Ok, so a brief background of my life:

I'm the first born of 3, 2 sisters and both my parents are still married. I don't get on with my family at all and find it difficult to get any emotional attachment to them. I avoid speaking to them as often as I can as it reduces conflict. I fight with family practically whenever I talk to them. They make me so angry at the way they act and what they believe and how they treat me that It makes me quiver with rage. They say they are supportive and don't mind what I do in life but I feel as though they look down on me constantly and try to power trip me whenever they get the opportunity. I can't eat dinner with them as a family because the atmosphere at the table is so dense with emotional tension that I can't handle it.

The way they act seems so absurd to me that I have no respect for them. They don't strike me as parents. that's basically it. How can I respect people who are in my eyes not worthy of respect. I see them for what they really are, children dressed as adults. I dislike my sisters too and although I visit my grandparents on a semi-regular basis, I feel almost nothing towards them either. What I do feel is guilt, for not feeling anything. Does that make sense?

I feel like this is my fault and there is something wrong with me, I sense it almost at the back of my mind but everything that I think or hear or feel makes me believe that it is them that are to blame for my feelings. It seems that the 'bond' is irreparable... What do people think? Where should I go from here?

I have also self diagnosed myself with at least 2 mental disorders but I do not want to go to the doctors for help as they'll just give me pills and record me as mentally unstable...


Answers


Roukan
723 days ago
Hello,

My name is Paul, and I am sorry to hear you are having a hard time with your parents. Family can be the hardest people to understand and get along with. Let me start by saying this is not your fault. Your parents seem to have issues themselves. I have found that hurting people hurt people. Don't feel like you have no emotions for your family, if that were the case you would not get angery with them. If you feel like you may have some disorders you really should talk to a psychiatrist, they will not record you as being mentally unstable. There is a good chance they are taking medications for depression or someone in their family is. Remimber, the only thing in life we really control is our actions and reactions.



bella
723 days ago
Hi Jujubean - sorry you're having family issues. One thing that stood out in your post is this statement and I quote:

"They say they are supportive and don't mind what I do in life but I feel as though they look down on me constantly and try to power trip me whenever they get the opportunity".

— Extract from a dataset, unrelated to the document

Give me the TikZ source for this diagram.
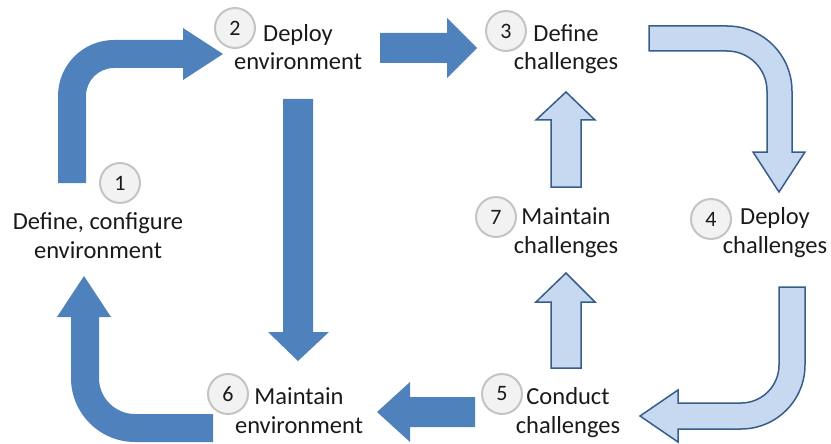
\documentclass[tikz,border=0pt]{standalone}
\usepackage{fontspec}
\setmainfont{Carlito}
\begin{document}
\begin{tikzpicture}[x=1pt,y=1pt,
  darkarrow/.style={fill=arrowdark, draw=none},
  lightarrow/.style={fill=arrowlight, draw=arrowedge, line width=1.5pt, line join=miter},
  numcircle/.style={circle, fill=circfill, draw=circedge, line width=2pt,
    minimum size=40pt, inner sep=0pt, font=\fontsize{22}{26}\selectfont, text=labeltext},
  steplabel/.style={align=center, anchor=base, inner sep=0pt,
    font=\fontsize{24.5}{28.5}\selectfont, text=labeltext}]
\definecolor{arrowdark}{HTML}{4F81BD}
\definecolor{arrowlight}{HTML}{C6D9F1}
\definecolor{arrowedge}{HTML}{385D8A}
\definecolor{circfill}{HTML}{F2F2F2}
\definecolor{circedge}{HTML}{C4C4C4}
\definecolor{labeltext}{HTML}{1A1A1A}

\useasboundingbox (0,0) rectangle (831,-444);

% environment loop (dark arrows)
\draw[darkarrow] (58,-183) -- (58,-96) arc[start angle=180, end angle=90, radius=56]
  -- (183,-40) -- (183,-28) -- (223,-54) -- (183,-80) -- (183,-68) -- (114,-68)
  arc[start angle=90, end angle=180, radius=28] -- (86,-183) -- cycle;
\draw[darkarrow] (380,-33) -- (447,-33) -- (447,-18) -- (477,-48) -- (447,-78)
  -- (447,-63) -- (380,-63) -- cycle;
\draw[darkarrow] (283,-99) -- (313,-99) -- (313,-332) -- (329,-332) -- (298,-361)
  -- (268,-332) -- (283,-332) -- cycle;
\draw[darkarrow] (213,-442) -- (135,-442) arc[start angle=270, end angle=180, radius=64]
  -- (71,-317) -- (57,-317) -- (84,-276) -- (111,-317) -- (99,-317) -- (99,-378)
  arc[start angle=180, end angle=270, radius=36] -- (213,-414) -- cycle;
\draw[darkarrow] (475,-397) -- (410,-397) -- (410,-382) -- (377,-412) -- (410,-442)
  -- (410,-427) -- (475,-427) -- cycle;

% challenge loop (light arrows)
\draw[lightarrow] (649,-26) -- (727,-26) arc[start angle=90, end angle=0, radius=65]
  -- (792,-152) -- (805,-152) -- (779,-192) -- (753,-152) -- (767,-152) -- (767,-91)
  arc[start angle=0, end angle=90, radius=40] -- (649,-51) -- cycle;
\draw[lightarrow] (551,-187) -- (551,-120) -- (536,-120) -- (566,-92) -- (595,-120)
  -- (581,-120) -- (581,-187) -- cycle;
\draw[lightarrow] (551,-368) -- (551,-302) -- (536,-302) -- (566,-273) -- (595,-302)
  -- (581,-302) -- (581,-368) -- cycle;
\draw[lightarrow] (779,-287) -- (805,-287) -- (805,-365) arc[start angle=0, end angle=-90, radius=64]
  -- (678,-429) -- (678,-442) -- (640,-416) -- (678,-390) -- (678,-403) -- (741,-403)
  arc[start angle=-90, end angle=0, radius=38] -- cycle;

% step labels (anchored at the baseline of their second line)
\node[steplabel] (n1) at (98,-258) {Define, configure\\environment};
\node[steplabel] (n2) at (298,-70) {Deploy\\environment};
\node[steplabel] (n3) at (566,-70) {Define\\challenges};
\node[steplabel] (n4) at (775,-253) {Deploy\\challenges};
\node[steplabel] (n5) at (568,-433) {Conduct\\challenges};
\node[steplabel] (n6) at (299,-433) {Maintain\\environment};
\node[steplabel] (n7) at (566,-253) {Maintain\\challenges};

% step numbers
\node[numcircle] (c1) at (120,-183) {1};
\node[numcircle] (c2) at (235,-28) {2};
\node[numcircle] (c3) at (506,-31) {3};
\node[numcircle] (c4) at (711,-219) {4};
\node[numcircle] (c5) at (502,-394) {5};
\node[numcircle] (c6) at (228,-394) {6};
\node[numcircle] (c7) at (496,-217) {7};
\end{tikzpicture}
\end{document}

What in particular do you think they're judging about your life? Are you doing something they don't agree with? Was there a time when you did feel a bond with them? I understand family can cause a lot of hostility, especially if they act like they don't approve.

If you can provide some more details that would be helpful. When a person's angry, this can block all the positive emotions. I would encourage you to get properly diagnosed and you could tell the doctor you don't want to be on pills. if you have a therapist, it would give you an outlet to express this anger. Best of luck.



ned224
723 days ago
am in the same position as you am so sorry



prowlerk43
723 days ago
We are in the same boat I understand this to basically a T. I have learned when someone causes you pain or distaste that it doesnt matter who it is, your feelings are not your fault. I avoid conflict and talk as politely as I can. I try to work hard and be the best I can and when it isnt enough like most times then I say good enough for me. You loose this sense of family when parents decide to not act like parents or they create a hostile environment. It is our brains defense mechanism to prevent emotional damage because a mental illness is sickness and that is something our bodies see as threat. I would know because I have severe depression and emotional issues myself and I decided to take control by learning how it works. The best thing you can do is try to rekindle the bond between you and your siblings. It is very important I have realized since I have a brother because only they know the complete truth and can connect with you. The most important thing you can do is if you plan to have a family someday of your own to teach them better ways and learn from this to be the best parent you can be. Understand that you are not the one who needs to change feelings your family needs to change how they handle the household it seems and if they cant then dont worry about it. Its rough but youll make it just fine. You sound like a potential for depression if you do not already feel depressed, though, and please do go to a psychiatrist to prevent it so you can keep living your life. They are not there to fix you (you do not need fixed) but to encourage you and help you deal with something that in this case is very normal, they are there to make hard times easier.